| Task statement |
Repeat the data word for word. Do not include the pictures.

| Recorded data |
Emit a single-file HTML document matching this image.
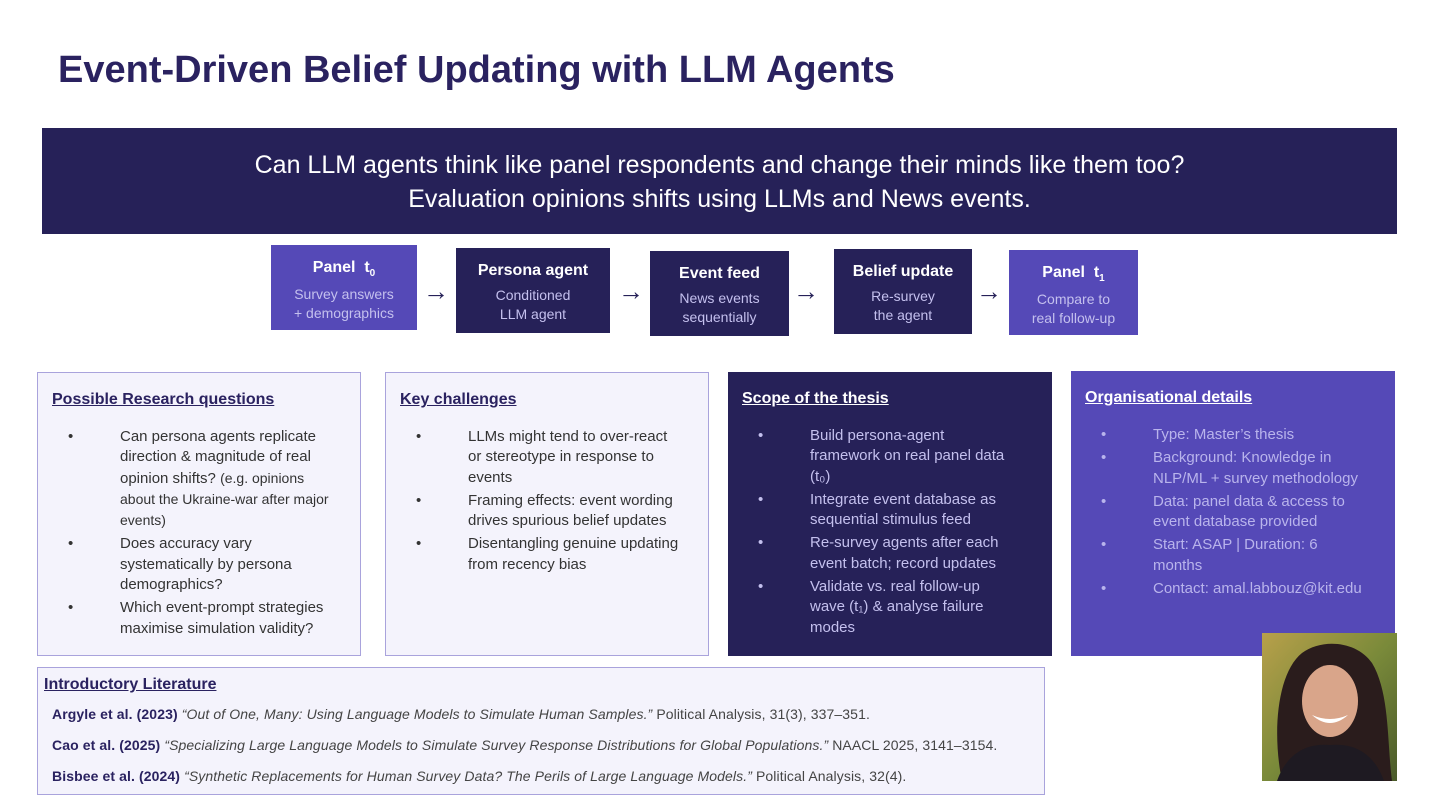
<!DOCTYPE html>
<html><head><meta charset="utf-8"><style>
*{margin:0;padding:0;box-sizing:border-box}
body{width:1440px;height:810px;background:#fff;position:relative;overflow:hidden;font-family:"Liberation Sans",sans-serif}
.a{position:absolute}
h1{position:absolute;left:58px;top:49px;font-size:38px;font-weight:bold;color:#2a2260;letter-spacing:0px}
.banner{left:42px;top:128px;width:1355px;height:106px;background:#262158;color:#fff;font-size:25px;text-align:center;line-height:34px;padding-top:20px}
.fb{position:absolute;text-align:center;color:#fff}
.fb b{display:block;font-size:16px;margin-top:14px;margin-bottom:6px}
.fb span{display:block;font-size:14px;line-height:19px;color:#c4c0ee}
.dk{background:#262158}.pu{background:#5549b7}
.arr{position:absolute;font-size:26px;color:#262158;top:276px;font-weight:300}
.card{position:absolute;top:372px;height:284px;padding:18px 0 0 14px}
.card h3{font-size:16px;font-weight:bold;text-decoration:underline;margin-bottom:18px}
.card ul{list-style:none}
.card li{position:relative;padding-left:68px;font-size:15px;line-height:20.3px;margin-bottom:3px;padding-right:28px}
.card li:before{content:"•";position:absolute;left:16px;top:0}
.lt{background:#f4f3fc;border:1px solid #a9a3dc;color:#333}
.lt h3{color:#2a2260}
.c3{background:#262158;color:#c4c0ee}.c3 h3{color:#fff}
.c3 li{padding-right:36px}
.c4{background:#5549b7;color:#b9b4ec}.c4 h3{color:#fff}
.lit{left:37px;top:667px;width:1008px;height:128px;background:#f4f3fc;border:1px solid #a9a3dc;padding:8px 0 0 6px}
.lit h3{font-size:16px;font-weight:bold;text-decoration:underline;color:#2a2260;margin-bottom:12px}
.lit p{font-size:14px;color:#444;margin-left:8px;margin-bottom:15px;white-space:nowrap;letter-spacing:0.1px}
.lit p b{color:#2a2260}
</style></head><body>
<h1>Event-Driven Belief Updating with LLM Agents</h1>
<div class="a banner">Can LLM agents think like panel respondents and change their minds like them too?<br>Evaluation opinions shifts using LLMs and News events.</div>

<div class="fb pu" style="left:271px;top:245px;width:146px;height:85px"><b>Panel&nbsp; t<sub style="font-size:10px">0</sub></b><span>Survey answers<br>+ demographics</span></div>
<div class="arr" style="left:423px">&#8594;</div>
<div class="fb dk" style="left:456px;top:248px;width:154px;height:85px"><b>Persona agent</b><span>Conditioned<br>LLM agent</span></div>
<div class="arr" style="left:618px">&#8594;</div>
<div class="fb dk" style="left:650px;top:251px;width:139px;height:85px"><b>Event feed</b><span>News events<br>sequentially</span></div>
<div class="arr" style="left:793px">&#8594;</div>
<div class="fb dk" style="left:834px;top:249px;width:138px;height:85px"><b>Belief update</b><span>Re-survey<br>the agent</span></div>
<div class="arr" style="left:976px">&#8594;</div>
<div class="fb pu" style="left:1009px;top:250px;width:129px;height:85px"><b>Panel&nbsp; t<sub style="font-size:10px">1</sub></b><span>Compare to<br>real follow-up</span></div>

<div class="card lt" style="left:37px;width:324px"><h3>Possible Research questions</h3><ul>
<li>Can persona agents replicate direction &amp; magnitude of real opinion shifts? <span style="font-size:14px">(e.g. opinions about the Ukraine-war after major events)</span></li>
<li>Does accuracy vary systematically by persona demographics?</li>
<li>Which event-prompt strategies maximise simulation validity?</li></ul></div>
<div class="card lt" style="left:385px;width:324px"><h3>Key challenges</h3><ul>
<li>LLMs might tend to over-react or stereotype in response to events</li>
<li>Framing effects: event wording drives spurious belief updates</li>
<li>Disentangling genuine updating from recency bias</li></ul></div>
<div class="card c3" style="left:728px;width:324px"><h3>Scope of the thesis</h3><ul>
<li>Build persona-agent framework on real panel data (t₀)</li>
<li>Integrate event database as sequential stimulus feed</li>
<li>Re-survey agents after each event batch; record updates</li>
<li>Validate vs. real follow-up wave (t₁) &amp; analyse failure modes</li></ul></div>
<div class="card c4" style="left:1071px;top:371px;height:285px;width:324px"><h3>Organisational details</h3><ul>
<li>Type: Master’s thesis</li>
<li>Background: Knowledge in NLP/ML + survey methodology</li>
<li>Data: panel data &amp; access to event database provided</li>
<li>Start: ASAP | Duration: 6 months</li>
<li>Contact: amal.labbouz@kit.edu</li></ul></div>

<div class="a lit"><h3>Introductory Literature</h3>
<p><b>Argyle et al. (2023)</b> <i>“Out of One, Many: Using Language Models to Simulate Human Samples.”</i> Political Analysis, 31(3), 337–351.</p>
<p><b>Cao et al. (2025)</b> <i>“Specializing Large Language Models to Simulate Survey Response Distributions for Global Populations.”</i> NAACL 2025, 3141–3154.</p>
<p><b>Bisbee et al. (2024)</b> <i>“Synthetic Replacements for Human Survey Data? The Perils of Large Language Models.”</i> Political Analysis, 32(4).</p>
</div>

<svg class="a" style="left:1262px;top:633px" width="135" height="148" viewBox="0 0 135 148">
<defs><linearGradient id="bg" x1="0" y1="0" x2="1" y2="1"><stop offset="0" stop-color="#b8a04a"/><stop offset="0.5" stop-color="#7a8a3a"/><stop offset="1" stop-color="#4a5a2a"/></linearGradient></defs>
<rect width="135" height="148" fill="url(#bg)"/>
<path d="M20 148 C10 100 15 40 40 20 C60 5 95 8 110 30 C128 60 125 110 130 148 Z" fill="#2a1c1c"/>
<ellipse cx="68" cy="68" rx="28" ry="36" fill="#d9a58a"/>
<path d="M50 82 Q68 98 86 82 Q68 90 50 82Z" fill="#fff"/>
<path d="M15 148 C25 120 45 110 68 112 C92 110 112 120 122 148Z" fill="#1e1a22"/>
</svg>
</body></html>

| Answer to the task |
Emit a single-file HTML document matching this image.
<!DOCTYPE html>
<html><head><meta charset="utf-8"><style>
*{margin:0;padding:0;box-sizing:border-box}
body{width:1440px;height:810px;background:#fff;position:relative;overflow:hidden;font-family:"Liberation Sans",sans-serif}
.a{position:absolute}
h1{position:absolute;left:58px;top:49px;font-size:38px;font-weight:bold;color:#2a2260;letter-spacing:0px}
.banner{left:42px;top:128px;width:1355px;height:106px;background:#262158;color:#fff;font-size:25px;text-align:center;line-height:34px;padding-top:20px}
.fb{position:absolute;text-align:center;color:#fff}
.fb b{display:block;font-size:16px;margin-top:14px;margin-bottom:6px}
.fb span{display:block;font-size:14px;line-height:19px;color:#c4c0ee}
.dk{background:#262158}.pu{background:#5549b7}
.arr{position:absolute;font-size:26px;color:#262158;top:276px;font-weight:300}
.card{position:absolute;top:372px;height:284px;padding:18px 0 0 14px}
.card h3{font-size:16px;font-weight:bold;text-decoration:underline;margin-bottom:18px}
.card ul{list-style:none}
.card li{position:relative;padding-left:68px;font-size:15px;line-height:20.3px;margin-bottom:3px;padding-right:28px}
.card li:before{content:"•";position:absolute;left:16px;top:0}
.lt{background:#f4f3fc;border:1px solid #a9a3dc;color:#333}
.lt h3{color:#2a2260}
.c3{background:#262158;color:#c4c0ee}.c3 h3{color:#fff}
.c3 li{padding-right:36px}
.c4{background:#5549b7;color:#b9b4ec}.c4 h3{color:#fff}
.lit{left:37px;top:667px;width:1008px;height:128px;background:#f4f3fc;border:1px solid #a9a3dc;padding:8px 0 0 6px}
.lit h3{font-size:16px;font-weight:bold;text-decoration:underline;color:#2a2260;margin-bottom:12px}
.lit p{font-size:14px;color:#444;margin-left:8px;margin-bottom:15px;white-space:nowrap;letter-spacing:0.1px}
.lit p b{color:#2a2260}
</style></head><body>
<h1>Event-Driven Belief Updating with LLM Agents</h1>
<div class="a banner">Can LLM agents think like panel respondents and change their minds like them too?<br>Evaluation opinions shifts using LLMs and News events.</div>

<div class="fb pu" style="left:271px;top:245px;width:146px;height:85px"><b>Panel&nbsp; t<sub style="font-size:10px">0</sub></b><span>Survey answers<br>+ demographics</span></div>
<div class="arr" style="left:423px">&#8594;</div>
<div class="fb dk" style="left:456px;top:248px;width:154px;height:85px"><b>Persona agent</b><span>Conditioned<br>LLM agent</span></div>
<div class="arr" style="left:618px">&#8594;</div>
<div class="fb dk" style="left:650px;top:251px;width:139px;height:85px"><b>Event feed</b><span>News events<br>sequentially</span></div>
<div class="arr" style="left:793px">&#8594;</div>
<div class="fb dk" style="left:834px;top:249px;width:138px;height:85px"><b>Belief update</b><span>Re-survey<br>the agent</span></div>
<div class="arr" style="left:976px">&#8594;</div>
<div class="fb pu" style="left:1009px;top:250px;width:129px;height:85px"><b>Panel&nbsp; t<sub style="font-size:10px">1</sub></b><span>Compare to<br>real follow-up</span></div>

<div class="card lt" style="left:37px;width:324px"><h3>Possible Research questions</h3><ul>
<li>Can persona agents replicate direction &amp; magnitude of real opinion shifts? <span style="font-size:14px">(e.g. opinions about the Ukraine-war after major events)</span></li>
<li>Does accuracy vary systematically by persona demographics?</li>
<li>Which event-prompt strategies maximise simulation validity?</li></ul></div>
<div class="card lt" style="left:385px;width:324px"><h3>Key challenges</h3><ul>
<li>LLMs might tend to over-react or stereotype in response to events</li>
<li>Framing effects: event wording drives spurious belief updates</li>
<li>Disentangling genuine updating from recency bias</li></ul></div>
<div class="card c3" style="left:728px;width:324px"><h3>Scope of the thesis</h3><ul>
<li>Build persona-agent framework on real panel data (t₀)</li>
<li>Integrate event database as sequential stimulus feed</li>
<li>Re-survey agents after each event batch; record updates</li>
<li>Validate vs. real follow-up wave (t₁) &amp; analyse failure modes</li></ul></div>
<div class="card c4" style="left:1071px;top:371px;height:285px;width:324px"><h3>Organisational details</h3><ul>
<li>Type: Master’s thesis</li>
<li>Background: Knowledge in NLP/ML + survey methodology</li>
<li>Data: panel data &amp; access to event database provided</li>
<li>Start: ASAP | Duration: 6 months</li>
<li>Contact: amal.labbouz@kit.edu</li></ul></div>

<div class="a lit"><h3>Introductory Literature</h3>
<p><b>Argyle et al. (2023)</b> <i>“Out of One, Many: Using Language Models to Simulate Human Samples.”</i> Political Analysis, 31(3), 337–351.</p>
<p><b>Cao et al. (2025)</b> <i>“Specializing Large Language Models to Simulate Survey Response Distributions for Global Populations.”</i> NAACL 2025, 3141–3154.</p>
<p><b>Bisbee et al. (2024)</b> <i>“Synthetic Replacements for Human Survey Data? The Perils of Large Language Models.”</i> Political Analysis, 32(4).</p>
</div>

<svg class="a" style="left:1262px;top:633px" width="135" height="148" viewBox="0 0 135 148">
<defs><linearGradient id="bg" x1="0" y1="0" x2="1" y2="1"><stop offset="0" stop-color="#b8a04a"/><stop offset="0.5" stop-color="#7a8a3a"/><stop offset="1" stop-color="#4a5a2a"/></linearGradient></defs>
<rect width="135" height="148" fill="url(#bg)"/>
<path d="M20 148 C10 100 15 40 40 20 C60 5 95 8 110 30 C128 60 125 110 130 148 Z" fill="#2a1c1c"/>
<ellipse cx="68" cy="68" rx="28" ry="36" fill="#d9a58a"/>
<path d="M50 82 Q68 98 86 82 Q68 90 50 82Z" fill="#fff"/>
<path d="M15 148 C25 120 45 110 68 112 C92 110 112 120 122 148Z" fill="#1e1a22"/>
</svg>
</body></html>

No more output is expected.